* Start *

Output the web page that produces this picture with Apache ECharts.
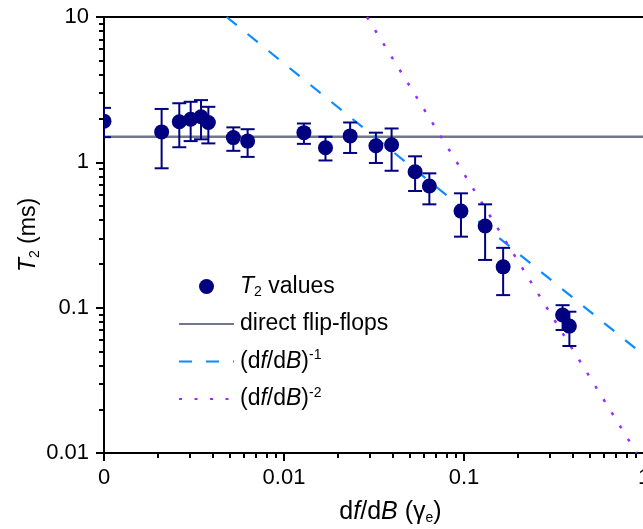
<!DOCTYPE html>
<html><head><meta charset="utf-8">
<script src="https://cdn.jsdelivr.net/npm/echarts@6/dist/echarts.min.js"></script>
<style>html,body{margin:0;padding:0;background:#fff}#c{width:643px;height:529px}</style>
</head><body><div id="c"></div>
<script>
// ---- data ----
const xVals  = [0.001, 0.00209, 0.00262, 0.00303, 0.00346, 0.00380, 0.00523, 0.00628, 0.0129, 0.0170, 0.0233, 0.0324, 0.0396, 0.0535, 0.0642, 0.0962, 0.131, 0.165, 0.353, 0.385];
const yVals  = [1.92, 1.62, 1.90, 1.98, 2.06, 1.88, 1.48, 1.40, 1.60, 1.26, 1.52, 1.30, 1.32, 0.862, 0.687, 0.462, 0.365, 0.191, 0.089, 0.0747];
const yUpper = [2.37, 2.33, 2.55, 2.61, 2.68, 2.41, 1.74, 1.69, 1.85, 1.50, 1.88, 1.60, 1.71, 1.10, 0.84, 0.612, 0.514, 0.258, 0.104, 0.0938];
const yLower = [1.49, 0.91, 1.27, 1.40, 1.44, 1.35, 1.20, 1.09, 1.34, 1.03, 1.16, 0.99, 0.875, 0.635, 0.514, 0.308, 0.213, 0.122, 0.0702, 0.0545];
const flipFlopX = [0.001, 1];
const flipFlopY = [1.5, 1.5];
const invX  = [0.0048, 1];
const invY  = [10, 0.047];
const inv2X = [0.0289, 0.911];
const inv2Y = [10, 0.01];
const xMajor = [0.001, 0.01, 0.1, 1];
const xMajorLabels = ['0', '0.01', '0.1', '1'];
const yMajor = [0.01, 0.1, 1, 10];
const yMajorLabels = ['0.01', '0.1', '1', '10'];
const seriesNames = ['T2 values', 'direct flip-flops', '(df/dB)^-1', '(df/dB)^-2'];

// minor ticks (2..9 inside each decade)
function minors(lo, hi) {
  const out = [];
  for (let d = lo; d < hi * 0.999; d *= 10) for (let k = 2; k <= 9; k++) out.push(+(k * d).toPrecision(3));
  return out;
}
const xMinor = minors(0.001, 1);
const yMinor = minors(0.01, 10);

const FONT = '"Liberation Sans", Arial, sans-serif';
const navy = '#000080';
const rows = xVals.map((x, i) => [x, yVals[i], yUpper[i], yLower[i]]);
const zip = (a, b) => a.map((v, i) => [v, b[i]]);

function mkRich(fs) {
  return {
    n: { fontFamily: FONT, fontSize: fs, color: '#000', lineHeight: 26 },
    i: { fontFamily: FONT, fontSize: fs, color: '#000', fontStyle: 'italic', lineHeight: 26 },
    sub: { fontFamily: FONT, fontSize: 14, color: '#000', lineHeight: 12, verticalAlign: 'bottom' },
    sup: { fontFamily: FONT, fontSize: 14, color: '#000', lineHeight: 12, verticalAlign: 'top' }
  };
}
const legendText = {
  'T2 values': '{i|T}{sub|2}{n| values}',
  'direct flip-flops': '{n|direct flip-flops}',
  '(df/dB)^-1': '{n|(d}{i|f}{n|/d}{i|B}{n|)}{sup|-1}',
  '(df/dB)^-2': '{n|(d}{i|f}{n|/d}{i|B}{n|)}{sup|-2}'
};

function logAxisBase(extra) {
  return Object.assign({ type: 'log', logBase: 10, splitLine: { show: false }, minorTick: { show: false } }, extra);
}
const hideSym = { opacity: 0, color: 'transparent', borderWidth: 0 };

const chart = echarts.init(document.getElementById('c'), null, { renderer: 'canvas' });
chart.setOption({
  animation: false,
  backgroundColor: '#fff',
  grid: { left: 104, top: 17, width: 540, height: 436, outerBoundsMode: 'none', containLabel: false },
  legend: {
    orient: 'vertical', left: 178, top: 275, itemWidth: 55, itemHeight: 15, itemGap: 13, padding: 0,
    data: [
      { name: seriesNames[0], icon: 'circle', itemStyle: { color: navy } },
      { name: seriesNames[1], itemStyle: hideSym },
      { name: seriesNames[2], itemStyle: hideSym },
      { name: seriesNames[3], itemStyle: hideSym }
    ],
    formatter: n => legendText[n],
    textStyle: { rich: mkRich(23), fontFamily: FONT, fontSize: 23, padding: [0, 0, 0, 1] },
    selectedMode: false
  },
  xAxis: [
    logAxisBase({
      min: 0.001, max: 1, position: 'bottom',
      axisLine: { lineStyle: { color: '#000', width: 2 } },
      axisTick: { length: 8, lineStyle: { width: 2, color: '#000' }, customValues: xMajor },
      axisLabel: { customValues: xMajor, margin: 14, color: '#000', fontFamily: FONT, fontSize: 22,
        formatter: v => { const i = xMajor.findIndex(t => Math.abs(Math.log10(t) - Math.log10(v)) < 1e-6); return i >= 0 ? xMajorLabels[i] : ''; } },
      name: '{n|d}{i|f}{n|/d}{i|B}{n| (γ}{sub|e}{n|)}',
      nameLocation: 'middle', nameGap: 46,
      nameTextStyle: { rich: mkRich(25), padding: [0, 0, 0, 33] }
    }),
    logAxisBase({
      min: 0.001, max: 1, position: 'bottom',
      axisLine: { show: false },
      axisTick: { length: 5, lineStyle: { width: 2, color: '#000' }, customValues: xMinor },
      axisLabel: { show: false }
    }),
    logAxisBase({
      min: 0.001, max: 1, position: 'top',
      axisLine: { lineStyle: { color: '#000', width: 2 } },
      axisTick: { show: false }, axisLabel: { show: false }
    })
  ],
  yAxis: [
    logAxisBase({
      min: 0.01, max: 10, position: 'left',
      axisLine: { lineStyle: { color: '#000', width: 2 } },
      axisTick: { length: 8, lineStyle: { width: 2, color: '#000' }, customValues: yMajor },
      axisLabel: { customValues: yMajor, margin: 15, color: '#000', fontFamily: FONT, fontSize: 22,
        formatter: v => { const i = yMajor.findIndex(t => Math.abs(Math.log10(t) - Math.log10(v)) < 1e-6); return i >= 0 ? yMajorLabels[i] : ''; } },
      name: '{i|T}{sub|2}{n| (ms)}',
      nameLocation: 'middle', nameGap: 62, nameMoveOverlap: false,
      nameTextStyle: { rich: mkRich(23), padding: [18, 0, 0, 0] }
    }),
    logAxisBase({
      min: 0.01, max: 10, position: 'left',
      axisLine: { show: false },
      axisTick: { length: 5, lineStyle: { width: 2, color: '#000' }, customValues: yMinor },
      axisLabel: { show: false }
    })
  ],
  series: [
    { name: seriesNames[1], type: 'line', data: zip(flipFlopX, flipFlopY), symbol: 'none', z: 1,
      lineStyle: { color: '#70768c', width: 2.5 }, itemStyle: { color: '#70768c' }, clip: true },
    { name: seriesNames[2], type: 'line', data: zip(invX, invY), symbol: 'none', z: 1,
      lineStyle: { color: '#0a8cff', width: 2.2, type: [13, 14] }, itemStyle: { color: '#0a8cff' }, clip: true },
    { name: seriesNames[3], type: 'line', data: zip(inv2X, inv2Y), symbol: 'none', z: 1,
      lineStyle: { color: '#9a2cff', width: 2.5, type: [3, 12.5] }, itemStyle: { color: '#9a2cff' }, clip: true },
    { name: seriesNames[0], type: 'custom', data: rows, clip: true, z: 4, itemStyle: { color: navy },
      encode: { x: 0, y: 1 },
      renderItem: function (params, api) {
        const x = api.value(0);
        const c = api.coord([x, api.value(1)]);
        const a = api.coord([x, api.value(2)]);
        const b = api.coord([x, api.value(3)]);
        const w = 7;
        const st = { stroke: navy, lineWidth: 2 };
        return { type: 'group', children: [
          { type: 'line', shape: { x1: a[0], y1: a[1], x2: b[0], y2: b[1] }, style: st },
          { type: 'line', shape: { x1: a[0] - w, y1: a[1], x2: a[0] + w, y2: a[1] }, style: st },
          { type: 'line', shape: { x1: b[0] - w, y1: b[1], x2: b[0] + w, y2: b[1] }, style: st },
          { type: 'circle', shape: { cx: c[0], cy: c[1], r: 7.5 }, style: { fill: navy } }
        ] };
      } }
  ]
});
</script></body></html>
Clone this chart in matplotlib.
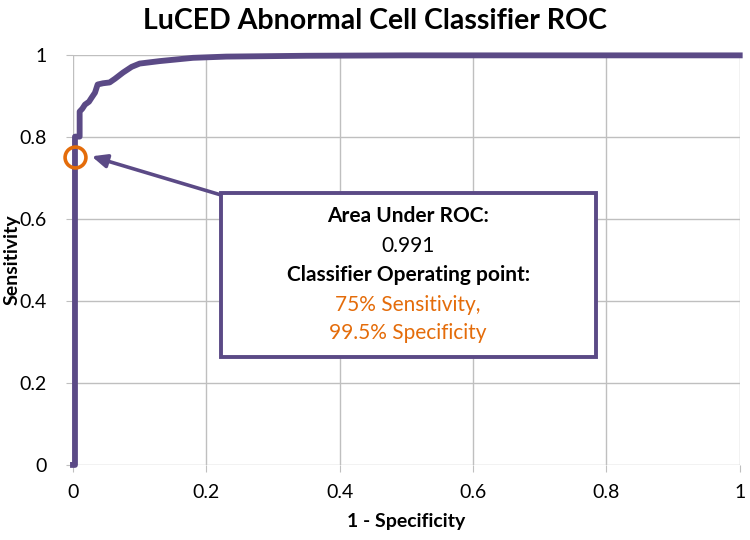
import matplotlib
matplotlib.use("Agg")
import matplotlib.pyplot as plt
from matplotlib.patches import Rectangle

# ROC curve data
fpr = [0.0, 0.003, 0.003, 0.010, 0.010, 0.014, 0.018, 0.024, 0.028, 0.033, 0.037, 0.045, 0.055, 0.063, 0.075, 0.088, 0.100, 0.130, 0.180, 0.230, 0.350, 0.500, 1.0]
tpr = [0.0, 0.0, 0.80, 0.80, 0.861, 0.868, 0.878, 0.885, 0.895, 0.907, 0.927, 0.930, 0.932, 0.941, 0.956, 0.970, 0.978, 0.984, 0.992, 0.995, 0.997, 0.998, 0.998]

op_x = [0.003]
op_y = [0.75]

xticks = [0, 0.2, 0.4, 0.6, 0.8, 1]
xtick_labels = ["0", "0.2", "0.4", "0.6", "0.8", "1"]
yticks = [0, 0.2, 0.4, 0.6, 0.8, 1]
ytick_labels = ["0", "0.2", "0.4", "0.6", "0.8", "1"]

title = "LuCED Abnormal Cell Classifier ROC"
xlabel = "1 - Specificity"
ylabel = "Sensitivity"

purple = "#5B4A86"
orange = "#E46C0A"
grid_c = "#BFBFBF"

plt.rcParams['font.family'] = ['Lato', 'DejaVu Sans']

fig = plt.figure(figsize=(7.5, 5.4), dpi=100)
ax = fig.add_axes([0.0973, 0.139, 0.889, 0.760])

ax.set_xlim(0, 1)
ax.set_ylim(0, 1)
ax.set_xticks(xticks)
ax.set_xticklabels(xtick_labels)
ax.set_yticks(yticks)
ax.set_yticklabels(ytick_labels)
ax.grid(True, color=grid_c, linewidth=1)
ax.set_axisbelow(True)
for s in ax.spines.values():
    s.set_visible(False)
ax.tick_params(axis='both', direction='out', length=5, color=grid_c, labelsize=14)
ax.tick_params(axis='y', pad=14)
ax.tick_params(axis='x', pad=9)

ax.plot(fpr, tpr, color=purple, linewidth=4.2, clip_on=False, zorder=3, solid_joinstyle='round')
ax.plot(op_x, op_y, marker='o', markersize=15, markerfacecolor='none', markeredgecolor=orange,
        markeredgewidth=2.6, linestyle='none', zorder=4, clip_on=False)

# Annotation box
bx0, bx1, by0, by1 = 0.2216, 0.784, 0.263, 0.663
ax.add_patch(Rectangle((bx0, by0), bx1 - bx0, by1 - by0, facecolor='white', edgecolor=purple,
                       linewidth=2.8, zorder=5))
ax.annotate("", xy=(0.028, 0.752), xytext=(bx0, by1 - 0.005),
            arrowprops=dict(arrowstyle='-|>,head_length=0.9,head_width=0.4', color=purple, lw=2.6,
                            shrinkA=0, shrinkB=0), zorder=4)

cx = (bx0 + bx1) / 2
lines = [("Area Under ROC:", 'bold', 'black'),
         ("0.991", 'normal', 'black'),
         ("Classifier Operating point:", 'bold', 'black'),
         ("75% Sensitivity,", 'normal', orange),
         ("99.5% Specificity", 'normal', orange)]
ys = [0.606, 0.534, 0.462, 0.389, 0.322]
for (t, w, c), yy in zip(lines, ys):
    ax.text(cx, yy, t, ha='center', va='center', fontsize=15, fontweight=w, color=c, zorder=6)

fig.text(0.5, 0.962, title, ha='center', va='center', fontsize=20.5, fontweight='bold')
ax.set_xlabel(xlabel, fontsize=14, fontweight='bold')
ax.set_ylabel(ylabel, fontsize=14, fontweight='bold')
ax.xaxis.set_label_coords(0.5, -0.117)
ax.yaxis.set_label_coords(-0.079, 0.5)

fig.savefig("out.png", dpi=100)
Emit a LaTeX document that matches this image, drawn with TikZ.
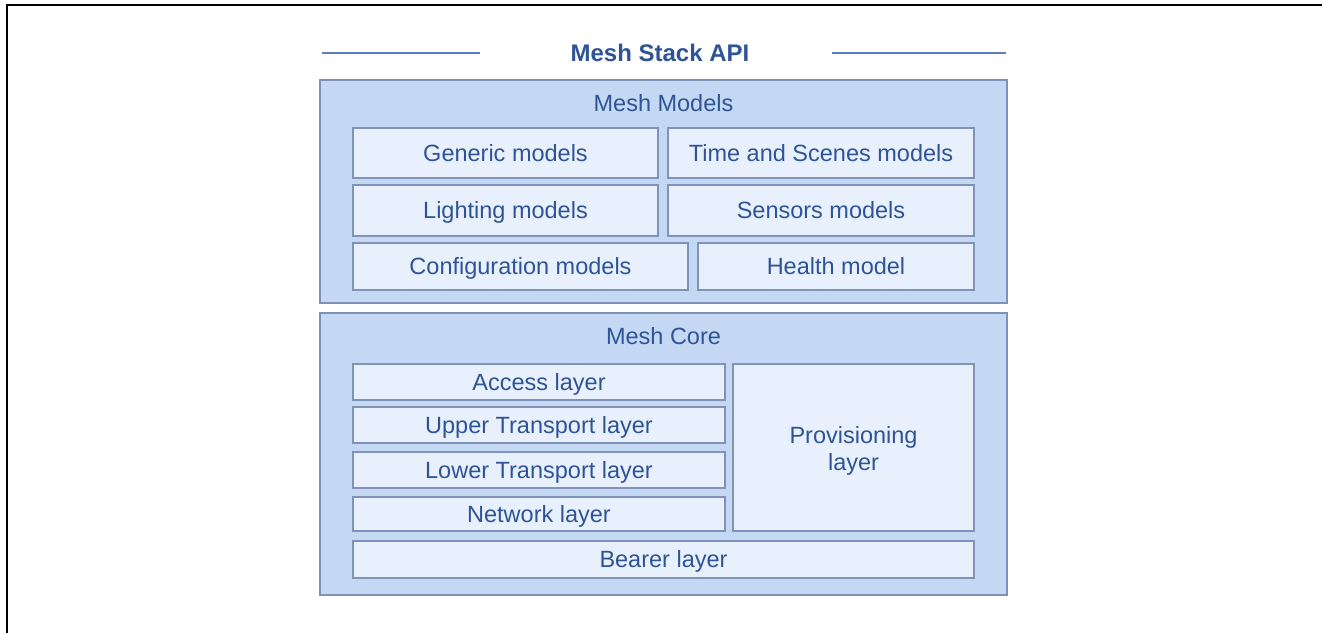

* End *

Taking the entries above, extract every line from the one bearing "Clone this chart in matplotlib." through the one bearing "ax = fig.add_axes([0.0973, 0.139, 0.889, 0.760])", exactly, with no pictures.

Clone this chart in matplotlib.
import matplotlib
matplotlib.use("Agg")
import matplotlib.pyplot as plt
from matplotlib.patches import Rectangle

# ROC curve data
fpr = [0.0, 0.003, 0.003, 0.010, 0.010, 0.014, 0.018, 0.024, 0.028, 0.033, 0.037, 0.045, 0.055, 0.063, 0.075, 0.088, 0.100, 0.130, 0.180, 0.230, 0.350, 0.500, 1.0]
tpr = [0.0, 0.0, 0.80, 0.80, 0.861, 0.868, 0.878, 0.885, 0.895, 0.907, 0.927, 0.930, 0.932, 0.941, 0.956, 0.970, 0.978, 0.984, 0.992, 0.995, 0.997, 0.998, 0.998]

op_x = [0.003]
op_y = [0.75]

xticks = [0, 0.2, 0.4, 0.6, 0.8, 1]
xtick_labels = ["0", "0.2", "0.4", "0.6", "0.8", "1"]
yticks = [0, 0.2, 0.4, 0.6, 0.8, 1]
ytick_labels = ["0", "0.2", "0.4", "0.6", "0.8", "1"]

title = "LuCED Abnormal Cell Classifier ROC"
xlabel = "1 - Specificity"
ylabel = "Sensitivity"

purple = "#5B4A86"
orange = "#E46C0A"
grid_c = "#BFBFBF"

plt.rcParams['font.family'] = ['Lato', 'DejaVu Sans']

fig = plt.figure(figsize=(7.5, 5.4), dpi=100)
ax = fig.add_axes([0.0973, 0.139, 0.889, 0.760])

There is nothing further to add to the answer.